Many of the arguments I see about the negatives of how legislatures and commissions approach the redistricting process are based on trends on how voters have voted in the past. Many find it too tempting to use their responsibility to attempt to strengthen the position of the party that reflects the majority views, which then turns into “gerrymandering.”

But no matter how you draw the district boundaries, there will be individual voters who will be outnumbered. Arguments about neighborhoods or cities or counties or geographical regions needing to be in the same district are flawed because each are made up of a collection of those individuals.

I know that in the neighborhood I live in, there are many friends (as well as those I don’t know as well) who have significantly different views about politics.

And that’s fine. That’s how it should be.

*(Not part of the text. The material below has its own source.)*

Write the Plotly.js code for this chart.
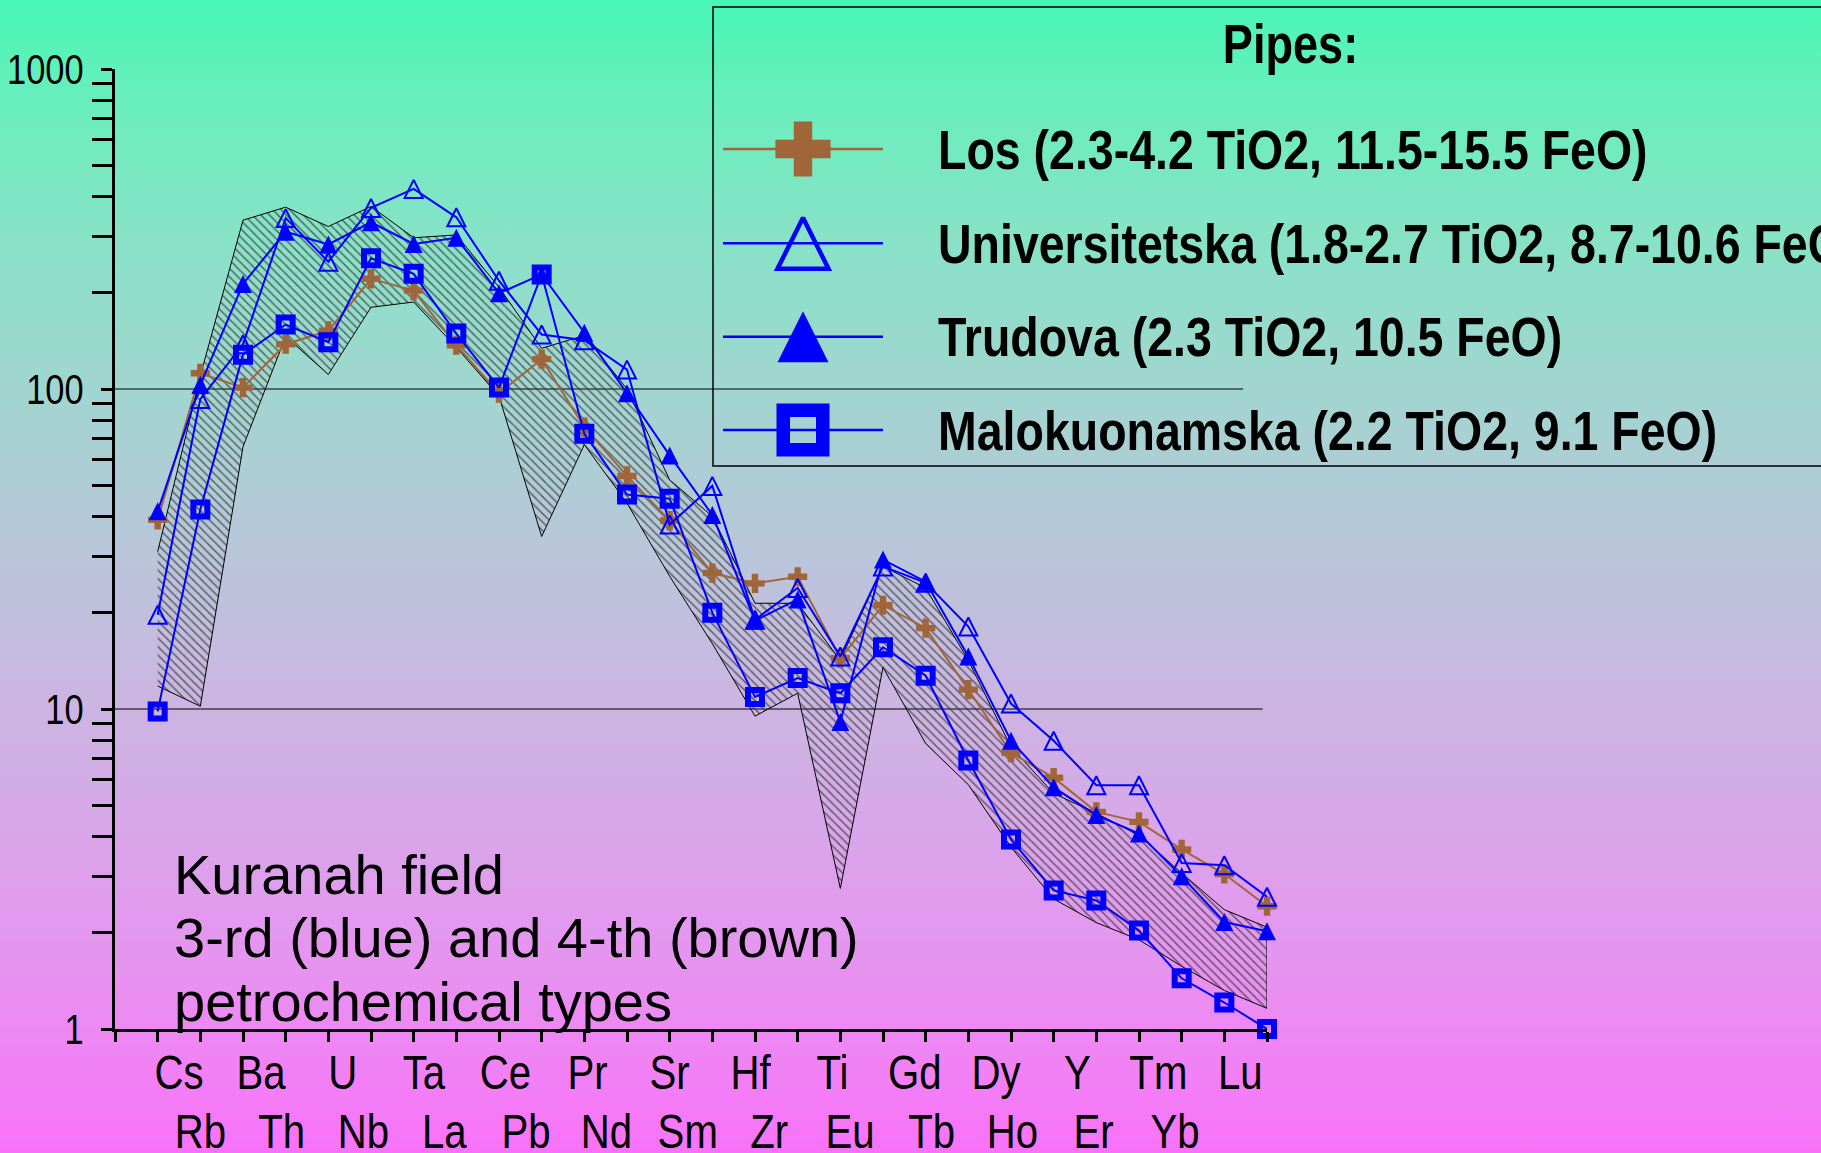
<!DOCTYPE html>
<html>
<head>
<meta charset="utf-8">
<script src="https://cdn.plot.ly/plotly-3.0.1.min.js"></script>
<style>
html, body { margin: 0; padding: 0; }
#chart { width: 1821px; height: 1153px; }
</style>
</head>
<body>
<div id="chart"></div>
<script>
// ---------------- data ----------------
const elements = ['Cs','Rb','Ba','Th','U','Nb','Ta','La','Ce','Pb','Pr','Nd','Sr','Sm','Hf','Zr','Ti','Eu','Gd','Tb','Dy','Ho','Y','Er','Tm','Yb','Lu'];
const losValues  = [39, 112, 101, 138, 152, 221, 203, 137, 97, 124, 76, 53.5, 38.8, 26.6, 24.7, 25.9, 14.4, 21.1, 17.9, 11.5, 7.3, 6.1, 4.77, 4.44, 3.64, 3.05, 2.42];
const univValues = [19.7, 93, 138, 342, 250, 368, 422, 344, 218, 148, 142, 115, 37.7, 49.8, 19.0, 23.9, 14.6, 27.9, 24.8, 18.1, 10.4, 7.96, 5.78, 5.78, 3.30, 3.25, 2.59];
const trudValues = [41.5, 103, 213, 310, 283, 332, 284, 297, 199, 228, 150, 97, 62, 40.4, 18.9, 22.0, 9.1, 29.3, 25.0, 14.6, 7.96, 5.69, 4.66, 4.08, 3.00, 2.16, 2.02];
const maloValues = [9.83, 42, 128, 159, 140, 256, 229, 149, 101, 228, 72.5, 46.8, 45.4, 20.0, 10.9, 12.5, 11.2, 15.6, 12.7, 6.9, 3.91, 2.71, 2.52, 2.03, 1.44, 1.21, 1.0];
const envelopeUpper = [31, 110, 337, 370, 322, 372, 297, 303, 208, 134, 147, 100, 52, 40, 21.4, 21.4, 14.2, 27.9, 23.9, 14.2, 7.6, 5.45, 4.72, 4.03, 3.07, 2.36, 2.08];
const envelopeLower = [11.8, 10.2, 66, 146, 111, 180, 187, 135, 95, 34.6, 67, 44, 26, 16, 9.5, 11.2, 2.75, 13.5, 7.8, 5.8, 3.7, 2.55, 2.15, 1.9, 1.57, 1.32, 1.16];
const yTickVals = [1, 10, 100, 1000];
const yTickText = ['1', '10', '100', '1000'];
const legendTitle = 'Pipes:';
const legendNames = [
  'Los (2.3-4.2 TiO2, 11.5-15.5 FeO)',
  'Universitetska (1.8-2.7 TiO2, 8.7-10.6 FeO)',
  'Trudova (2.3 TiO2, 10.5 FeO)',
  'Malokuonamska (2.2 TiO2, 9.1 FeO)'
];
const noteLines = ['Kuranah field', '3-rd (blue) and 4-th (brown)', 'petrochemical types'];

// ---------------- background gradient (interpolated in linear light) ----------------
(function () {
  const top = [70, 246, 182], bot = [248, 114, 249];
  const toLin = c => { c /= 255; return c <= 0.04045 ? c / 12.92 : Math.pow((c + 0.055) / 1.055, 2.4); };
  const toS = v => Math.round(255 * (v <= 0.0031308 ? 12.92 * v : 1.055 * Math.pow(v, 1 / 2.4) - 0.055));
  const stops = [];
  for (let i = 0; i <= 20; i++) {
    const t = i / 20;
    const c = top.map((a, j) => toS(toLin(a) + t * (toLin(bot[j]) - toLin(a))));
    stops.push('rgb(' + c.join(',') + ') ' + (t * 100) + '%');
  }
  document.getElementById('chart').style.background = 'linear-gradient(to bottom, ' + stops.join(', ') + ')';
})();

// ---------------- styling / layout helpers ----------------
const FONT = 'Liberation Sans, Arial, Helvetica, sans-serif';
const NARROW_FACTOR = 0.82;   // condensed lettering of the original
const BROWN = '#A0663A';
const BLUE = '#0000FF';
const W = 1821, H = 1153;
const L = 115, R = 1267, T = 69, B = 1029;
const px2x = p => (p - L) / (R - L);
const py2y = p => (B - p) / (B - T);

const idx = elements.map((_, i) => i + 1);

const minorVals = [];
[1, 10, 100].forEach(d => { for (let k = 2; k <= 9; k++) minorVals.push(k * d); });

const traces = [];

// envelope (hatched field)
traces.push({
  x: idx.concat(idx.slice().reverse()),
  y: envelopeUpper.concat(envelopeLower.slice().reverse()),
  mode: 'lines', fill: 'toself',
  line: { color: '#000', width: 1 },
  fillcolor: 'rgba(0,0,0,0)',
  fillpattern: { shape: '\\', size: 6, solidity: 0.25, fgcolor: '#3c3c3c', fgopacity: 0.75, bgcolor: 'rgba(0,0,0,0)', fillmode: 'overlay' },
  hoverinfo: 'skip', showlegend: false
});

const triData = 18;
traces.push({
  x: idx, y: losValues, mode: 'lines+markers',
  line: { color: BROWN, width: 2 },
  marker: { symbol: 'cross', size: 16, color: BROWN, line: { width: 0 } },
  cliponaxis: false, showlegend: false
});
traces.push({
  x: idx, y: univValues, mode: 'lines+markers',
  line: { color: BLUE, width: 2 },
  marker: { symbol: 'arrow-down-open', angle: 180, standoff: triData / 2, size: triData, color: BLUE, line: { color: BLUE, width: 2 } },
  cliponaxis: false, showlegend: false
});
traces.push({
  x: idx, y: trudValues, mode: 'lines+markers',
  line: { color: BLUE, width: 2 },
  marker: { symbol: 'arrow-down', angle: 180, standoff: triData / 2, size: triData, color: BLUE, line: { width: 0 } },
  cliponaxis: false, showlegend: false
});
traces.push({
  x: idx, y: maloValues, mode: 'lines+markers',
  line: { color: BLUE, width: 2 },
  marker: { symbol: 'square-open', size: 14, color: BLUE, line: { color: BLUE, width: 6 } },
  cliponaxis: false, showlegend: false
});

// ---------------- custom legend ----------------
const keyRows = [149, 243.3, 336.7, 430];
const keyX = px2x(803);
const triKey = 51;
const keyMarkers = [
  { symbol: 'cross', size: 46, color: BROWN, line: { width: 0 } },
  { symbol: 'arrow-down-open', angle: 180, standoff: triKey / 2, size: triKey, color: BLUE, line: { color: BLUE, width: 4.5 } },
  { symbol: 'arrow-down', angle: 180, standoff: triKey / 2, size: triKey, color: BLUE, line: { width: 0 } },
  { symbol: 'square-open', size: 39.5, color: BLUE, line: { color: BLUE, width: 13.5 } }
];
const keyColors = [BROWN, BLUE, BLUE, BLUE];
keyMarkers.forEach((m, i) => {
  traces.push({
    x: [keyX], y: [py2y(keyRows[i])], xaxis: 'x2', yaxis: 'y2',
    mode: 'markers', marker: m, cliponaxis: false, hoverinfo: 'skip', showlegend: false
  });
});

const shapes = [
  { type: 'line', xref: 'x', yref: 'paper', x0: 0, x1: 26.44, y0: 2 / 3, y1: 2 / 3, line: { color: '#000', width: 1 }, layer: 'below' },
  { type: 'line', xref: 'x', yref: 'paper', x0: 0, x1: 26.9, y0: 1 / 3, y1: 1 / 3, line: { color: '#000', width: 1 }, layer: 'below' },
  { type: 'rect', xref: 'paper', yref: 'paper', x0: px2x(713), x1: px2x(1900), y0: py2y(466), y1: py2y(7), line: { color: '#000', width: 1.5 }, fillcolor: 'rgba(0,0,0,0)', layer: 'below' }
];
keyRows.forEach((r, i) => {
  shapes.push({ type: 'line', xref: 'paper', yref: 'paper', x0: px2x(723), x1: px2x(883), y0: py2y(r), y1: py2y(r), line: { color: keyColors[i], width: 2.5 }, layer: 'below' });
});

const annotations = [];
const narrowMap = new Map();
function addAnn(a, factor) { if (factor) narrowMap.set(annotations.length, factor); annotations.push(a); }

addAnn({ xref: 'paper', yref: 'paper', x: px2x(1290), y: py2y(44), xanchor: 'center', yanchor: 'middle', showarrow: false, text: legendTitle, font: { family: FONT, size: 55, color: '#000', weight: 700 } }, NARROW_FACTOR);
legendNames.forEach((t, i) => {
  addAnn({ xref: 'paper', yref: 'paper', x: px2x(936), y: py2y(keyRows[i]), xanchor: 'left', yanchor: 'middle', showarrow: false, text: t, font: { family: FONT, size: 56, color: '#000', weight: 700 } }, 0.83);
});
const noteRows = [874, 937.5, 1001];
noteLines.forEach((t, i) => {
  addAnn({ xref: 'paper', yref: 'paper', x: px2x(172), y: py2y(noteRows[i]), xanchor: 'left', yanchor: 'middle', showarrow: false, text: t, font: { family: FONT, size: 56, color: '#000' } }, 0);
});
let k1 = 0, k2 = 0;
elements.forEach((el, i) => {
  if (i % 2 === 0) {
    addAnn({ xref: 'x', yref: 'paper', x: 1.51 + k1 * 1.913, y: py2y(1072), xanchor: 'center', yanchor: 'middle', showarrow: false, text: el, font: { family: FONT, size: 49, color: '#000' } }, NARROW_FACTOR);
    k1++;
  } else {
    addAnn({ xref: 'x', yref: 'paper', x: 2.01 + k2 * 1.903, y: py2y(1131), xanchor: 'center', yanchor: 'middle', showarrow: false, text: el, font: { family: FONT, size: 49, color: '#000' } }, NARROW_FACTOR);
    k2++;
  }
});

const layout = {
  width: W, height: H,
  margin: { l: L, r: W - R, t: T, b: H - B, pad: 0 },
  paper_bgcolor: 'rgba(0,0,0,0)', plot_bgcolor: 'rgba(0,0,0,0)',
  showlegend: false,
  font: { family: FONT, color: '#000' },
  xaxis: {
    range: [0, 27], showgrid: false, zeroline: false,
    showline: true, linecolor: '#000', linewidth: 3,
    ticks: 'outside', ticklen: 10, tickwidth: 3, tickcolor: '#000',
    tickmode: 'array', tickvals: [0].concat(idx), showticklabels: false,
    fixedrange: true
  },
  yaxis: {
    type: 'log', range: [0, 3], showgrid: false, zeroline: false,
    showline: true, linecolor: '#000', linewidth: 3,
    ticks: 'outside', ticklen: 11, tickwidth: 3, tickcolor: '#000',
    tickmode: 'array', tickvals: yTickVals, ticktext: yTickText,
    tickfont: { family: FONT, size: 42, color: '#000' },
    ticklabelstandoff: 9,
    minor: { tickmode: 'array', tickvals: minorVals, ticks: 'outside', ticklen: 20, tickwidth: 3, tickcolor: '#000', showgrid: false },
    fixedrange: true
  },
  xaxis2: { overlaying: 'x', range: [0, 1], visible: false, fixedrange: true },
  yaxis2: { overlaying: 'y', range: [0, 1], visible: false, fixedrange: true },
  shapes: shapes,
  annotations: annotations
};

function condense(el, anchorX, factor) {
  const prev = el.getAttribute('transform') || '';
  el.setAttribute('transform', (prev + ' translate(' + anchorX + ',0) scale(' + factor + ',1) translate(' + (-anchorX) + ',0)').trim());
}

Plotly.newPlot('chart', traces, layout, { staticPlot: true, displayModeBar: false }).then(gd => {
  gd.querySelectorAll('g.annotation').forEach(g => {
    const i = +g.getAttribute('data-index');
    const f = narrowMap.get(i);
    if (!f) return;
    const t = g.querySelector('text.annotation-text');
    if (!t) return;
    const bb = t.getBBox();
    const ax = annotations[i].xanchor === 'left' ? bb.x : bb.x + bb.width / 2;
    condense(t, ax, f);
  });
  gd.querySelectorAll('g.ytick text').forEach(t => {
    const bb = t.getBBox();
    condense(t, bb.x + bb.width, NARROW_FACTOR);
  });
});
</script>
</body>
</html>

I just wish the political parties did more to try to find common ground with voters instead of focusing on court battles and redistricting.

What happened to having better ideas? More solutions? To recognizing that every voter has a right to decide what message will be rewarded with their vote?

I see that problem also as the major flaw of the caucus/convention system arguments that I’ve heard.

I’ve been involved in the process and in our most recent caucus meeting, I think we had about 40 or 50 people participate. When I asked the precinct chair, I was told there are more than 700 registered members of the party in the precinct.

That means that, at best, only 7% of the precinct was represented at the caucus meeting. Only a handful (less than 1% of the precinct) then moved on to represent the caucus at the county and state conventions.

As a delegate, though, I quickly recognized that my views are very different than other people’s views.

Caucus/convention supporters frequently highlight how that process results in candidates that are more vetted — but there are problems with that. I asked candidates questions that mattered to me when I met with them, not all of the questions that each of the 700-plus other voters in our district wanted to ask.

Even doing my very best, how can I pretend my vote adequately and fairly represents some 250 other voters?

Why shouldn’t they just vote for themselves?

Some have brought up that we don’t have a democracy but a representative republic, where we as people select the individuals who will devote their time to work through complicated issues, and isn’t that what the caucus/convention does?

I just don’t think we need a go-between to decide who will represent us. It should be on us as citizens to be responsible and do the best we can with our votes, not surrender that duty to anyone else.

Our system of voting and government certainly isn’t perfect. There will always be problems.

But I hope we valuable our ability to participate, regardless of district or system.

Because each vote — and each voter — matters.

Jared Lloyd is the managing editor of the Daily Herald.